Sunday, April 15, 2007

Screwtape Letter #14-Humility

The patient, having recovered from the his lapse, is now more mature in the faith. No longer is he making “lavish promises of perpetual virtue” but now “only a hope for the daily and hourly pittance to meet the daily and hourly temptation!” The patient then has now become humble and as Screwtape says, “This is very bad.”

Bad, but not hopeless for the demons. Humility is a difficult virtue to practice and Wormwood has a chance to ensnare him in it. Screwtape first proposes trying to get him to be prideful.

“Catch him at the moment when he is really poor in spirit and smuggle into his mind the gratifying reflection, ‘By jove! I’m being humble,’ and almost immediately pride - pride at his own humility - will appear. If he awakes to the danger and tries to smother this new form of pride, make him proud of his attempt - and so on.”


This is something discussed by Christ in the parable of the Pharisee and the tax collector. The Pharisee prays to God thanking Him for making him better than everyone else and more virtuous. Perhaps the best way to avoid this is not to declare that we’re not humble but simply to remind ourselves that we can be more humble and have failed to be humble in the past.
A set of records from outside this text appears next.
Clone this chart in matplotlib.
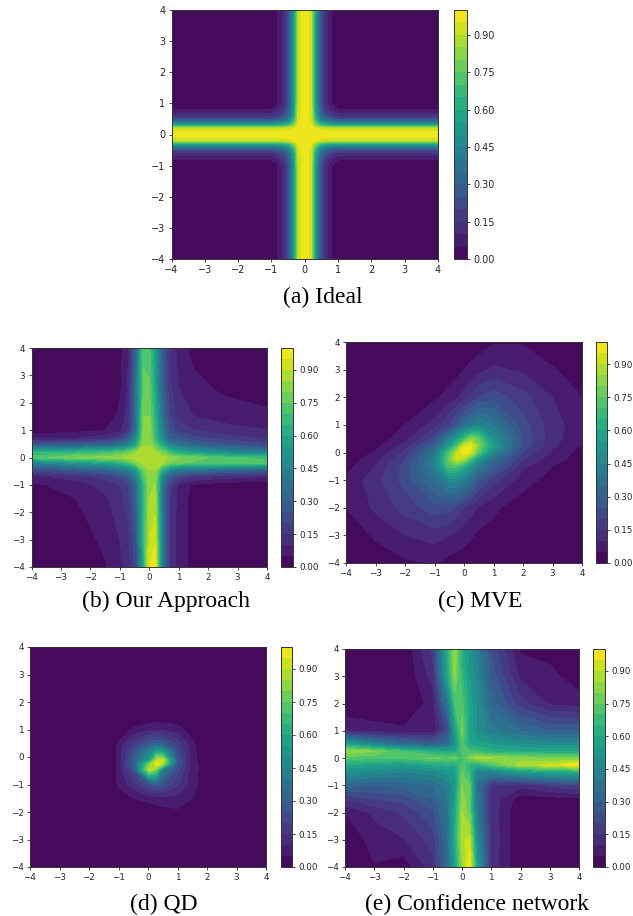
import numpy as np
import matplotlib
matplotlib.use("Agg")
import matplotlib.pyplot as plt

W, H = 633, 916

levels = np.arange(0, 1.001, 0.05)
axis_ticks = [-4, -3, -2, -1, 0, 1, 2, 3, 4]
cbar_ticks = [0.0, 0.15, 0.30, 0.45, 0.60, 0.75, 0.90]

# (a) Ideal
a_xy = [-4, -1, -0.8, -0.6, -0.45, -0.3, -0.2, 0, 0.2, 0.3, 0.45, 0.6, 0.8, 1, 4]
a_z = [
    [0, 0, .052, .13, .28, .58, .9, 1, .9, .58, .28, .13, .052, 0, 0],
    [0, 0, .052, .13, .28, .58, .9, 1, .9, .58, .28, .13, .052, 0, 0],
    [.052, .052, .101, .175, .317, .602, .905, 1, .905, .602, .317, .175, .101, .052, .052],
    [.13, .13, .175, .243, .374, .635, .913, 1, .913, .635, .374, .243, .175, .13, .13],
    [.28, .28, .317, .374, .482, .698, .928, 1, .928, .698, .482, .374, .317, .28, .28],
    [.58, .58, .602, .635, .698, .824, .958, 1, .958, .824, .698, .635, .602, .58, .58],
    [.9, .9, .905, .913, .928, .958, .99, 1, .99, .958, .928, .913, .905, .9, .9],
    [1, 1, 1, 1, 1, 1, 1, 1, 1, 1, 1, 1, 1, 1, 1],
    [.9, .9, .905, .913, .928, .958, .99, 1, .99, .958, .928, .913, .905, .9, .9],
    [.58, .58, .602, .635, .698, .824, .958, 1, .958, .824, .698, .635, .602, .58, .58],
    [.28, .28, .317, .374, .482, .698, .928, 1, .928, .698, .482, .374, .317, .28, .28],
    [.13, .13, .175, .243, .374, .635, .913, 1, .913, .635, .374, .243, .175, .13, .13],
    [.052, .052, .101, .175, .317, .602, .905, 1, .905, .602, .317, .175, .101, .052, .052],
    [0, 0, .052, .13, .28, .58, .9, 1, .9, .58, .28, .13, .052, 0, 0],
    [0, 0, .052, .13, .28, .58, .9, 1, .9, .58, .28, .13, .052, 0, 0],
]

# (b) Our Approach
b_xy = [-4, -2.5, -1.5, -1, -0.7, -0.45, -0.2, 0, 0.2, 0.45, 0.7, 1, 1.5, 2.5, 4]
b_z = [
    [0, 0, .045, .08, .13, .22, .6, .95, .98, .4, .14, .08, .03, 0, 0],
    [0, .03, .07, .11, .15, .27, .65, .88, .92, .38, .14, .08, .03, 0, 0],
    [0, .05, .09, .13, .18, .32, .65, .85, .87, .35, .15, .08, .03, 0, 0],
    [.04, .07, .12, .15, .2, .35, .65, .84, .85, .38, .18, .09, .04, .02, .01],
    [.08, .13, .17, .22, .28, .42, .72, .84, .85, .45, .28, .2, .15, .12, .1],
    [.22, .27, .32, .37, .43, .55, .78, .85, .85, .62, .45, .4, .37, .33, .3],
    [.42, .52, .58, .63, .7, .8, .87, .88, .88, .85, .8, .76, .74, .74, .72],
    [.72, .8, .82, .84, .87, .88, .89, .9, .89, .87, .84, .8, .78, .72, .68],
    [.65, .65, .68, .72, .76, .84, .88, .88, .85, .78, .68, .6, .55, .47, .4],
    [.28, .3, .33, .38, .45, .6, .85, .85, .75, .6, .45, .38, .33, .27, .22],
    [.09, .1, .13, .18, .28, .48, .83, .84, .68, .46, .3, .26, .22, .18, .14],
    [.02, .03, .05, .08, .16, .37, .82, .83, .66, .42, .24, .18, .15, .12, .1],
    [0, 0, .02, .06, .13, .36, .8, .8, .63, .36, .2, .13, .1, .08, .06],
    [0, 0, 0, .04, .11, .36, .76, .76, .58, .3, .16, .1, .07, .04, .03],
    [0, 0, 0, .03, .1, .32, .74, .72, .53, .28, .14, .08, .03, 0, 0],
]

# (c) MVE
c_x = [-4, -3, -2, -1, -0.5, -0.25, 0, 0.25, 0.5, 1, 2, 3, 4]
c_y = [-4, -3, -2, -1, -0.5, -0.25, 0, 0.25, 0.5, 1, 2, 3, 4]
c_z = [
    [0, .01, .04, .055, .03, .025, .02, .017, .015, .01, 0, 0, 0],
    [0, .06, .1, .12, .1, .085, .07, .055, .04, .03, .01, 0, 0],
    [.05, .11, .17, .23, .22, .19, .15, .12, .09, .06, .02, .01, 0],
    [.06, .13, .22, .36, .47, .47, .42, .34, .26, .17, .07, .03, .01],
    [.03, .1, .22, .42, .72, .72, .62, .5, .4, .3, .11, .05, .02],
    [.02, .08, .2, .42, .78, .93, .85, .68, .52, .35, .15, .07, .025],
    [.01, .055, .16, .38, .72, .9, 1.0, .93, .72, .45, .2, .09, .03],
    [.005, .035, .12, .3, .55, .7, .93, .96, .8, .55, .23, .11, .045],
    [0, .02, .08, .22, .42, .55, .68, .82, .75, .5, .24, .12, .06],
    [0, .01, .05, .12, .2, .27, .35, .4, .45, .4, .22, .12, .07],
    [0, 0, .01, .04, .07, .09, .12, .16, .2, .23, .17, .1, .05],
    [0, 0, 0, .01, .02, .03, .05, .065, .08, .11, .09, .055, .02],
    [0, 0, 0, 0, .005, .007, .01, .015, .02, .045, .045, .01, 0],
]

# (d) QD
d_x = [-4, -1.5, -1, -0.5, 0.05, 0.3, 0.5, 1, 1.5, 2, 4]
d_y = [-4, -2, -1.5, -1, -0.45, -0.25, -0.1, 0.2, 0.5, 1, 1.5, 4]
d_z = [
    [0, 0, 0, 0, 0, 0, 0, 0, 0, 0, 0],
    [0, 0, 0, 0, .01, .02, .03, .04, .03, 0, 0],
    [0, 0, .03, .05, .07, .08, .08, .08, .05, 0, 0],
    [0, 0, .055, .13, .24, .27, .25, .16, .07, .01, 0],
    [0, 0, .06, .24, .92, .78, .42, .22, .07, .02, 0],
    [0, 0, .06, .28, .78, 1.0, .88, .25, .07, .02, 0],
    [0, 0, .06, .28, .55, .88, .92, .25, .065, .01, 0],
    [0, 0, .06, .24, .45, .6, .55, .22, .065, .01, 0],
    [0, 0, .055, .17, .27, .3, .28, .18, .06, 0, 0],
    [0, 0, .01, .06, .08, .09, .09, .07, .02, 0, 0],
    [0, 0, 0, 0, .01, .01, .01, .01, 0, 0, 0],
    [0, 0, 0, 0, 0, 0, 0, 0, 0, 0, 0],
]

# (e) Confidence network
e_x = [-4, -3, -2, -1, -0.5, -0.25, 0, 0.25, 0.5, 1, 2, 3, 4]
e_y = [-4, -3, -2, -1.5, -1, -0.5, -0.25, 0, 0.25, 0.5, 1, 2, 3, 4]
e_z = [
    [0, .045, .02, .13, .35, .55, .82, 1.0, .58, .13, 0, 0, 0],
    [0, .075, .095, .17, .35, .6, .88, .92, .5, .14, 0, 0, 0],
    [.05, .11, .16, .24, .38, .58, .85, .78, .42, .13, 0, 0, 0],
    [.15, .2, .22, .3, .4, .55, .82, .76, .4, .14, .02, .03, .04],
    [.33, .3, .32, .35, .42, .52, .8, .75, .38, .15, .12, .16, .2],
    [.5, .48, .45, .48, .52, .55, .75, .68, .45, .45, .55, .6, .62],
    [.6, .57, .55, .6, .62, .6, .72, .65, .62, .72, .88, .92, 1.0],
    [.72, .72, .72, .76, .74, .78, .68, .8, .86, .85, .82, .78, .78],
    [.85, .8, .7, .62, .58, .58, .72, .7, .68, .62, .6, .6, .6],
    [.6, .45, .35, .3, .35, .5, .72, .6, .58, .55, .5, .48, .47],
    [.1, .075, .06, .06, .22, .55, .78, .58, .5, .42, .35, .3, .3],
    [0, 0, 0, .07, .38, .7, .72, .58, .5, .33, .17, .09, .075],
    [0, 0, 0, .12, .58, .82, .66, .55, .47, .28, .09, .065, .02],
    [0, 0, 0, .17, .62, .85, .62, .52, .43, .24, .04, .03, 0],
]

# label, x, y, z, axes box and colorbar box in pixels, caption centre and baseline, tick size
panels = [
    ("(a) Ideal", a_xy, a_xy, a_z, (171.5, 438, 10, 259), (454, 467), (323, 303), 7),
    ("(b) Our Approach", b_xy, b_xy, b_z, (31.5, 267, 348, 567), (281, 293), (166.5, 607), 6.3),
    ("(c) MVE", c_x, c_y, c_z, (346, 582, 342, 563), (596, 607), (480, 607), 6.3),
    ("(d) QD", d_x, d_y, d_z, (30, 266, 647, 867), (281, 292), (164, 910), 6.3),
    ("(e) Confidence network", e_x, e_y, e_z, (345, 579, 649, 867), (593, 605), (477, 910), 6.3),
]


def box(left, right, top, bottom):
    return [left / W, 1 - bottom / H, (right - left) / W, (bottom - top) / H]


fig = plt.figure(figsize=(W / 100, H / 100), dpi=100)

for label, x, y, z, ax_box, cb_box, cap, tick_size in panels:
    left, right, top, bottom = ax_box
    ax = fig.add_axes(box(left, right, top, bottom))
    cs = ax.contourf(x, y, np.array(z), levels=levels, cmap="viridis", vmin=0, vmax=1)
    ax.set_xticks(axis_ticks)
    ax.set_yticks(axis_ticks)
    ax.tick_params(labelsize=tick_size, length=2.5, width=0.6, pad=2, colors="#262626")
    for s in ax.spines.values():
        s.set_linewidth(0.7)
        s.set_color("#333333")

    cax = fig.add_axes(box(cb_box[0], cb_box[1], top, bottom))
    cb = fig.colorbar(cs, cax=cax, ticks=cbar_ticks, format="%.2f")
    cb.ax.tick_params(labelsize=tick_size, length=2.5, width=0.6, pad=2, colors="#262626")
    cb.outline.set_linewidth(0.7)
    cb.outline.set_edgecolor("#333333")

    fig.text(cap[0] / W, 1 - cap[1] / H, label, ha="center", va="baseline",
             family="Liberation Serif", fontsize=17, color="black")

fig.savefig("out.png", dpi=100)
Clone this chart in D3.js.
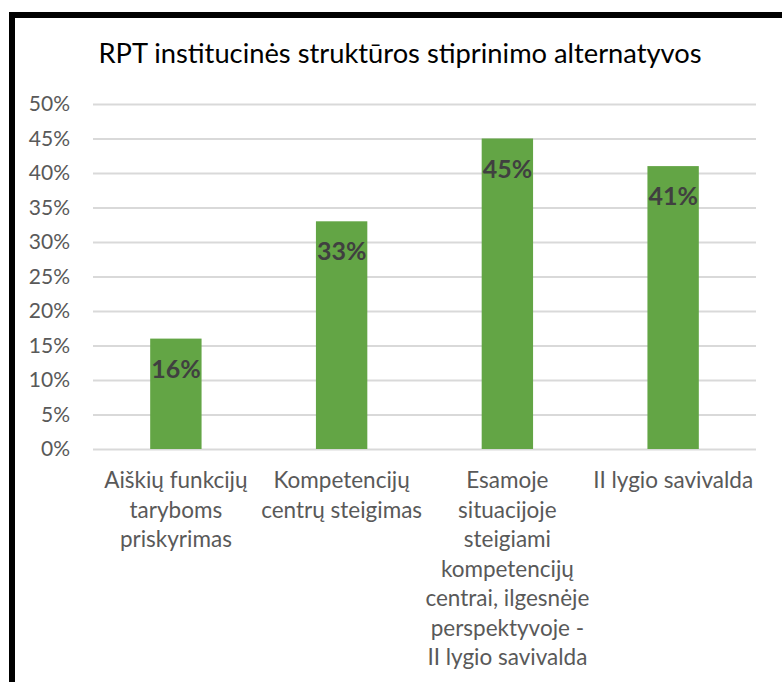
<!DOCTYPE html>
<html>
<head>
<meta charset="utf-8">
<script src="https://cdn.jsdelivr.net/npm/d3@7"></script>
<style>
  body { margin: 0; background: #fff; }
  svg { display: block; }
</style>
</head>
<body>
<svg id="BarChart"></svg>
<script>
// chart values
var categories = [
    "Aiškių funkcijų\ntaryboms\npriskyrimas",
    "Kompetencijų\ncentrų steigimas",
    "Esamoje\nsituacijoje\nsteigiami\nkompetencijų\ncentrai, ilgesnėje\nperspektyvoje -\nII lygio savivalda",
    "II lygio savivalda"
]
var values = [0.16, 0.33, 0.45, 0.41]
var yTicks = [0, 0.05, 0.10, 0.15, 0.20, 0.25, 0.30, 0.35, 0.40, 0.45, 0.50]
var title = "RPT institucinės struktūros stiprinimo alternatyvos"

var dimensions = {
    width: 782,
    height: 682,
    margin: {
        top: 104,
        bottom: 233,
        left: 93,
        right: 26
    }
}

var svg = d3.select("#BarChart")
            .attr("width", dimensions.width)
            .attr("height", dimensions.height)

// outer frame (cut off on the right and bottom)
svg.append("rect")
   .attr("x", 12)
   .attr("y", 15)
   .attr("width", 900)
   .attr("height", 900)
   .attr("fill", "none")
   .attr("stroke", "#000")
   .attr("stroke-width", 6)

var xScale = d3.scaleBand()
               .domain(categories)
               .range([dimensions.margin.left, dimensions.width - dimensions.margin.right])
               .paddingInner(0.69)
               .paddingOuter(0.345)

var yScale = d3.scaleLinear()
               .domain([0, 0.5])
               .range([dimensions.height - dimensions.margin.bottom, dimensions.margin.top])

// gridlines + y labels
var yAxisGen = d3.axisLeft(yScale)
                 .tickValues(yTicks)
                 .tickFormat(d3.format(".0%"))
                 .tickSize(-(dimensions.width - dimensions.margin.left - dimensions.margin.right))
                 .tickPadding(23)

var yAxis = svg.append("g")
               .attr("transform", `translate(${dimensions.margin.left}, 0)`)
               .call(yAxisGen)

yAxis.select(".domain").remove()
yAxis.selectAll(".tick line")
     .attr("stroke", "#d9d9d9")
     .attr("stroke-width", 2)
yAxis.selectAll(".tick text")
     .attr("fill", "#595959")
     .style("font-family", "Lato, 'Open Sans', sans-serif")
     .style("font-size", "21px")

// bars
svg.append("g")
   .selectAll("rect")
   .data(values)
   .enter()
   .append("rect")
   .attr("x", (d, i) => xScale(categories[i]))
   .attr("y", d => yScale(d))
   .attr("width", xScale.bandwidth())
   .attr("height", d => yScale(0) - yScale(d))
   .attr("fill", "#63a545")

// value labels inside end
svg.append("g")
   .selectAll("text")
   .data(values)
   .enter()
   .append("text")
   .attr("x", (d, i) => xScale(categories[i]) + xScale.bandwidth() / 2)
   .attr("y", d => yScale(d) + 39)
   .attr("text-anchor", "middle")
   .attr("fill", "#404040")
   .style("font-family", "Lato, 'Open Sans', sans-serif")
   .style("font-weight", "bold")
   .style("font-size", "25px")
   .text(d => d3.format(".0%")(d))

// category labels
var catLabels = svg.append("g")
                   .selectAll("text")
                   .data(categories)
                   .enter()
                   .append("text")
                   .attr("x", d => xScale(d) + xScale.bandwidth() / 2)
                   .attr("y", 488)
                   .attr("text-anchor", "middle")
                   .attr("fill", "#595959")
                   .style("font-family", "Lato, 'Open Sans', sans-serif")
                   .style("font-size", "22.5px")

catLabels.selectAll("tspan")
         .data(d => d.split("\n"))
         .enter()
         .append("tspan")
         .attr("x", function() { return d3.select(this.parentNode).attr("x") })
         .attr("dy", (d, i) => i === 0 ? 0 : 29.5)
         .text(d => d)

svg.append("text")
   .attr("x", 400)
   .attr("y", 63)
   .attr("text-anchor", "middle")
   .attr("fill", "#000")
   .style("font-family", "Lato, 'Open Sans', sans-serif")
   .style("font-size", "27.3px")
   .text(title)
</script>
</body>
</html>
So then what is this humility that we are striving for? Screwtape says of the virtue that “By this virtue, as by all the others, our Enemy wants to turn the man’s attention away from self to Him, and to the man’s neighbours.” The easy way for Screwtape to counteract humility then is to pervert it so that the attention is refocused on the self.

“Let him think of it not as self-forgetfulness but as a certain kind of opinion…of his own talents and character. Some talents, I gather, he really has. Fix in his mind the idea that humility consists in trying to believe those talents to be less valuable than he believes them to be. No doubt they are in fact less valuable than he believes, but that is not the point. The great thing is to make him value an opinion for some quality other than truth, thus introducing an element of dishonesty and make-believe into the heart of what otherwise threatens to become a virtue. By this method thousands of humans have been brought to think that humility means pretty women trying to believe they are ugly and clever men trying to believe they are fools…. their minds (are) endlessly revolving on themselves in an effort to achieve the impossible.”


What Screwtape is saying is that if humility is about not taking joy in our gifts, then the focus is still on ourselves and not on God. It is also focusing on falsehood which is contrary to the truth that is Christ. Instead a realistic and accurate portrayal of our abilities is necessary.

Screwtape goes on to discuss how true humility is practiced. What it means is to be indifferent to the fact that we have the gifts. That is, if we’re arguing with the people in free speech alley, it doesn’t matter who delivers the logical blow that topples their house of cards. It matters that the blow is delivered and we should rejoice in the accomplishment in argumentation. Humility then is an indifference to the self which allows us to more fully love others and most importantly love God. The paradox is, as Screwtape points out, that “when they have really learned to love their neighbors as themselves, they will be allowed to love themselves as their neighbors.”